• beaspoli

Memorable Art and Artistic Memorials

I spent a busy weekend in DC, after attending the AIA National Leadership Institute 2018, on Friday. THAT was a very positive experience, on which I will write a separate article.

After boosting my professional skills, I went on exploring DC. It wasn't my first time, but I explored it with fresh eyes, after not being there for a long while.

My first stop was at the Vietnam Veterans Memorial, designed by Maya Lin. Surrounded by fall foliage colors, and filled with people and Veterans, the Memorial was even more impressive than the first time I visited it.

One of the volunteers on site gave us a detailed and touching description of how the Memorial was built. We learned how Maya Lin designed even the smallest details, which are magnified by her deep thoughtfulness.

The Memorial is thought as a wound in the earth, and people visiting it are sinking and then re-emerging from the cut. The names are displayed in chronological order of soldiers' death. This tell the story of the people who fought, plus the Veterans can find their fellow comrades-in-army all in the same place.

The black and polished granite walls folds like a book, bending at the center. There, on the East wall, the firsts to die in 1959 are ideally reunited with the last ones in 1975, as the West wall where the East one begins.

The visit is thought as a healing procession for the visitors and for the Veterans.

I noticed that there are either diamonds or crosses, separating names. The crosses indicate that a body has not been found yet. When the remainings are identified, crosses get filled to become diamonds.

Despite the bitter cold, listening to the explanation of the Memorial will remain one of my fondest memories of this trip to DC.

Another stop that I loved was at the National Gallery of Art - mainly the East Building, as designed by I. M. Pei.

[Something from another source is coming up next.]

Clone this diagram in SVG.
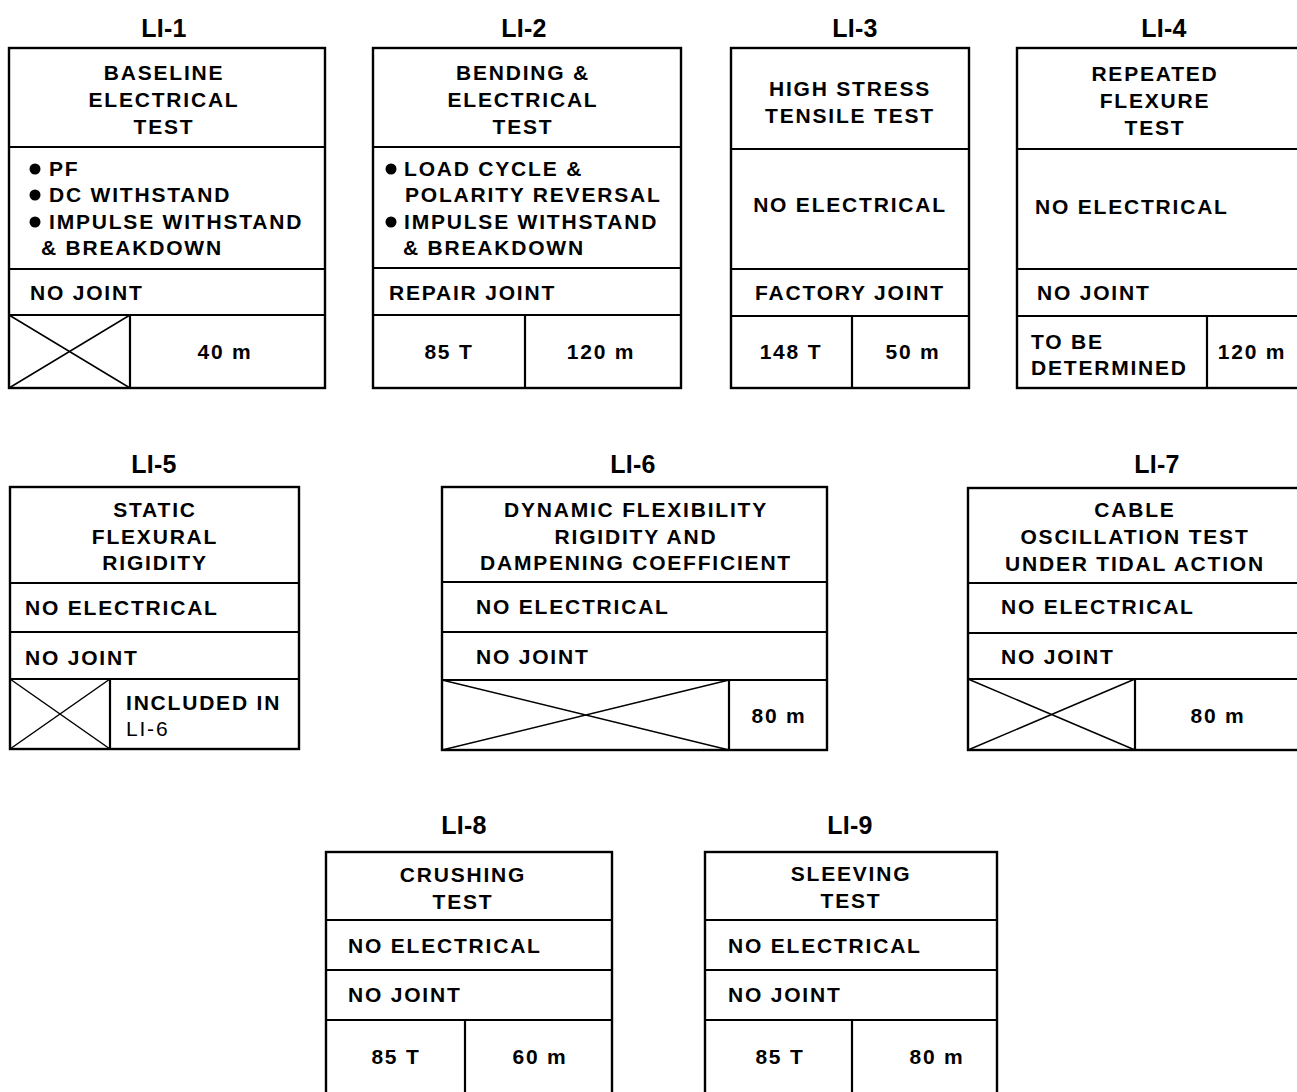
<svg xmlns="http://www.w3.org/2000/svg" width="1297" height="1092" viewBox="0 0 1297 1092">
<style>
.bx{fill:none;stroke:#000;stroke-width:2.4}
.dv{stroke:#000;stroke-width:2.2;fill:none}
.x{stroke:#000;stroke-width:1.5;fill:none}
text{font-family:"Liberation Sans",Arial,sans-serif;font-weight:bold;fill:#000;font-size:21px;letter-spacing:1.8px}
.t{font-size:25px;letter-spacing:0.3px;text-anchor:middle}
.c{text-anchor:middle}
.l{font-weight:normal}
</style>
<rect width="1297" height="1092" fill="#fff"/>

<g id="LI-1">
<text class="t" x="164" y="37">LI-1</text>
<rect class="bx" x="9" y="48" width="316" height="340"/>
<path class="dv" d="M9 147H325M9 269H325M9 315H325M130 315V388"/>
<path class="x" d="M9 315L130 388M9 388L130 315"/>
<text class="c" x="164" y="80">BASELINE</text>
<text class="c" x="164" y="107">ELECTRICAL</text>
<text class="c" x="164" y="134">TEST</text>
<circle cx="35" cy="169" r="5.5"/><text x="49" y="176">PF</text>
<circle cx="35" cy="195" r="5.5"/><text x="49" y="202">DC WITHSTAND</text>
<circle cx="35" cy="222" r="5.5"/><text x="49" y="229">IMPULSE WITHSTAND</text>
<text x="41" y="255">&amp; BREAKDOWN</text>
<text x="30" y="300">NO JOINT</text>
<text class="c" x="225" y="359">40 m</text>
</g>

<g id="LI-2">
<text class="t" x="524" y="37">LI-2</text>
<rect class="bx" x="373" y="48" width="308" height="340"/>
<path class="dv" d="M373 147H681M373 268H681M373 315H681M525 315V388"/>
<text class="c" x="523" y="80">BENDING &amp;</text>
<text class="c" x="523" y="107">ELECTRICAL</text>
<text class="c" x="523" y="134">TEST</text>
<circle cx="391" cy="169" r="5.5"/><text x="404" y="176">LOAD CYCLE &amp;</text>
<text x="405" y="202">POLARITY REVERSAL</text>
<circle cx="391" cy="222" r="5.5"/><text x="404" y="229">IMPULSE WITHSTAND</text>
<text x="403" y="255">&amp; BREAKDOWN</text>
<text x="389" y="300">REPAIR JOINT</text>
<text class="c" x="449" y="359">85 T</text>
<text class="c" x="601" y="359">120 m</text>
</g>

<g id="LI-3">
<text class="t" x="855" y="37">LI-3</text>
<rect class="bx" x="731" y="48" width="238" height="340"/>
<path class="dv" d="M731 149H969M731 269H969M731 316H969M852 316V388"/>
<text class="c" x="850" y="96">HIGH STRESS</text>
<text class="c" x="850" y="123">TENSILE TEST</text>
<text class="c" x="850" y="212">NO ELECTRICAL</text>
<text class="c" x="850" y="300">FACTORY JOINT</text>
<text class="c" x="791" y="359">148 T</text>
<text class="c" x="913" y="359">50 m</text>
</g>

<g id="LI-4">
<text class="t" x="1164" y="37">LI-4</text>
<rect class="bx" x="1017" y="48" width="290" height="340"/>
<path class="dv" d="M1017 149H1297M1017 269H1297M1017 316H1297M1207 316V388"/>
<text class="c" x="1155" y="81">REPEATED</text>
<text class="c" x="1155" y="108">FLEXURE</text>
<text class="c" x="1155" y="135">TEST</text>
<text x="1035" y="214">NO ELECTRICAL</text>
<text x="1037" y="300">NO JOINT</text>
<text x="1031" y="349">TO BE</text>
<text x="1031" y="375">DETERMINED</text>
<text class="c" x="1252" y="359">120 m</text>
</g>

<g id="LI-5">
<text class="t" x="154" y="473">LI-5</text>
<rect class="bx" x="10" y="487" width="289" height="262"/>
<path class="dv" d="M10 583H299M10 632H299M10 679H299M110 679V749"/>
<path class="x" d="M10 679L110 749M10 749L110 679"/>
<text class="c" x="155" y="517">STATIC</text>
<text class="c" x="155" y="544">FLEXURAL</text>
<text class="c" x="155" y="570">RIGIDITY</text>
<text x="25" y="615">NO ELECTRICAL</text>
<text x="25" y="665">NO JOINT</text>
<text x="126" y="710">INCLUDED IN</text>
<text class="l" x="126" y="736">LI-6</text>
</g>

<g id="LI-6">
<text class="t" x="633" y="473">LI-6</text>
<rect class="bx" x="442" y="487" width="385" height="263"/>
<path class="dv" d="M442 582H827M442 632H827M442 680H827M729 680V750"/>
<path class="x" d="M442 680L729 750M442 750L729 680"/>
<text class="c" x="636" y="517">DYNAMIC FLEXIBILITY</text>
<text class="c" x="636" y="544">RIGIDITY AND</text>
<text class="c" x="636" y="570">DAMPENING COEFFICIENT</text>
<text x="476" y="614">NO ELECTRICAL</text>
<text x="476" y="664">NO JOINT</text>
<text class="c" x="779" y="723">80 m</text>
</g>

<g id="LI-7">
<text class="t" x="1157" y="473">LI-7</text>
<rect class="bx" x="968" y="488" width="340" height="262"/>
<path class="dv" d="M968 583H1297M968 633H1297M968 679H1297M1135 679V750"/>
<path class="x" d="M968 679L1135 750M968 750L1135 679"/>
<text class="c" x="1135" y="517">CABLE</text>
<text class="c" x="1135" y="544">OSCILLATION TEST</text>
<text class="c" x="1135" y="571">UNDER TIDAL ACTION</text>
<text x="1001" y="614">NO ELECTRICAL</text>
<text x="1001" y="664">NO JOINT</text>
<text class="c" x="1218" y="723">80 m</text>
</g>

<g id="LI-8">
<text class="t" x="464" y="834">LI-8</text>
<rect class="bx" x="326" y="852" width="286" height="260"/>
<path class="dv" d="M326 920H612M326 970H612M326 1020H612M465 1020V1092"/>
<text class="c" x="463" y="882">CRUSHING</text>
<text class="c" x="463" y="909">TEST</text>
<text x="348" y="953">NO ELECTRICAL</text>
<text x="348" y="1002">NO JOINT</text>
<text class="c" x="396" y="1064">85 T</text>
<text class="c" x="540" y="1064">60 m</text>
</g>

<g id="LI-9">
<text class="t" x="850" y="834">LI-9</text>
<rect class="bx" x="705" y="852" width="292" height="260"/>
<path class="dv" d="M705 920H997M705 970H997M705 1020H997M852 1020V1092"/>
<text class="c" x="851" y="881">SLEEVING</text>
<text class="c" x="851" y="908">TEST</text>
<text x="728" y="953">NO ELECTRICAL</text>
<text x="728" y="1002">NO JOINT</text>
<text class="c" x="780" y="1064">85 T</text>
<text class="c" x="937" y="1064">80 m</text>
</g>
</svg>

I could see only a fraction of the masterpieces on display, but I took my time to explore the extensive exhibit on Rachel Whitebread. Incredibly enough, I could take all the pics I wanted!

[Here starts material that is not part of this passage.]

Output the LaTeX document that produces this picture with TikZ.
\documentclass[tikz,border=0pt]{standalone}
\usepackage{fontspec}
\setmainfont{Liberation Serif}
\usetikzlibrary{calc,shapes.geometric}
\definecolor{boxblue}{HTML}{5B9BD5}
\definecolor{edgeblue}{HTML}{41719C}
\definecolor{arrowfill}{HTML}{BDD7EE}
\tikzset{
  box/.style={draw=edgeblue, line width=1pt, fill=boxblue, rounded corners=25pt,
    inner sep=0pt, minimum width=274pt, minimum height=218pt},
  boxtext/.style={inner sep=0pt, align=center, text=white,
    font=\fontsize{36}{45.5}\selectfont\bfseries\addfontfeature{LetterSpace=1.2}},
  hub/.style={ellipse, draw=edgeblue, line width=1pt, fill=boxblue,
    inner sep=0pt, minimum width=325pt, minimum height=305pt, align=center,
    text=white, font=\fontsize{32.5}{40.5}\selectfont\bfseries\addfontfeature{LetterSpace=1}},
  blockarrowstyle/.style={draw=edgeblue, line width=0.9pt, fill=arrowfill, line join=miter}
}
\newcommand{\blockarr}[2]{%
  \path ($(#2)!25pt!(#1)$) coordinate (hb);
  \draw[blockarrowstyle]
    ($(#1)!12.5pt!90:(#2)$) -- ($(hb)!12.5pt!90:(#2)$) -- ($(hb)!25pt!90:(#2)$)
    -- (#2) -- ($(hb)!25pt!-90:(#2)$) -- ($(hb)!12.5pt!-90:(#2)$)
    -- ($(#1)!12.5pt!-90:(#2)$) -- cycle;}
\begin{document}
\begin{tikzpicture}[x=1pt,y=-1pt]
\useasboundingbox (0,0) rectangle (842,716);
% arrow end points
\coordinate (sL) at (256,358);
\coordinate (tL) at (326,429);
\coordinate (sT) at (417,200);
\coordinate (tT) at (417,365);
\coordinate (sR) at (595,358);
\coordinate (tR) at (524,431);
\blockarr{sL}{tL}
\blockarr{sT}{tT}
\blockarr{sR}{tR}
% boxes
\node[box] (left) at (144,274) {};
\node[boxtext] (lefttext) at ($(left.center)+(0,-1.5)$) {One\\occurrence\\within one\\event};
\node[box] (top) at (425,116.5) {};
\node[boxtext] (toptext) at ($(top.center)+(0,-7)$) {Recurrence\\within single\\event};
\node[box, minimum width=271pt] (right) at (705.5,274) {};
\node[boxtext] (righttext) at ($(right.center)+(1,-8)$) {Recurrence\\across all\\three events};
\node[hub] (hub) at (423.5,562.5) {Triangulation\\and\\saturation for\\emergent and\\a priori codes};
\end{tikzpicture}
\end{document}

Whether she is filling objects (or spaces) with concrete, or recreating common objects in an apparently playful way, Rachel Whiteread psychologically invades your space: you'll never be able to take a bath again, without frantically thinking if, by entering it, you are now the positive of the negative of the positive. Or vice versa.

Rachel Whiteread, British, born 1963, Untitled (Yellow Bath), 1996, rubber and polystyrene, Carnegie Museum of Art, Pittsburgh, The Henry L. Hillman Fund, 1996. © Rachel Whiteread. Image courtesy the artist/ Gagosian, London/ Luhring Augustine, New York/ Galleria Lorcan O'Neill

Her process is conceptually very simple: she casts the empty space, in order to reveal what we typically don't notice. She calls attention to the invisible portions of our days.

Rachel Whiteread's exhibition featured a Memorial as well: the Holocaust Memorial in Vienna, Austria. It was commissioned in 2000. The copies of unreadable books represent absence and loss, both of Jews lives, as well as of books burned by Nazists.

I couldn't find more information on this projects, but the description reported Whiteread saying that this work "functions both as private and public space".

It was a great weekend to be in DC and I promised myself to come back as soon as possible. I got inspired in many ways, but I only scratched the surface.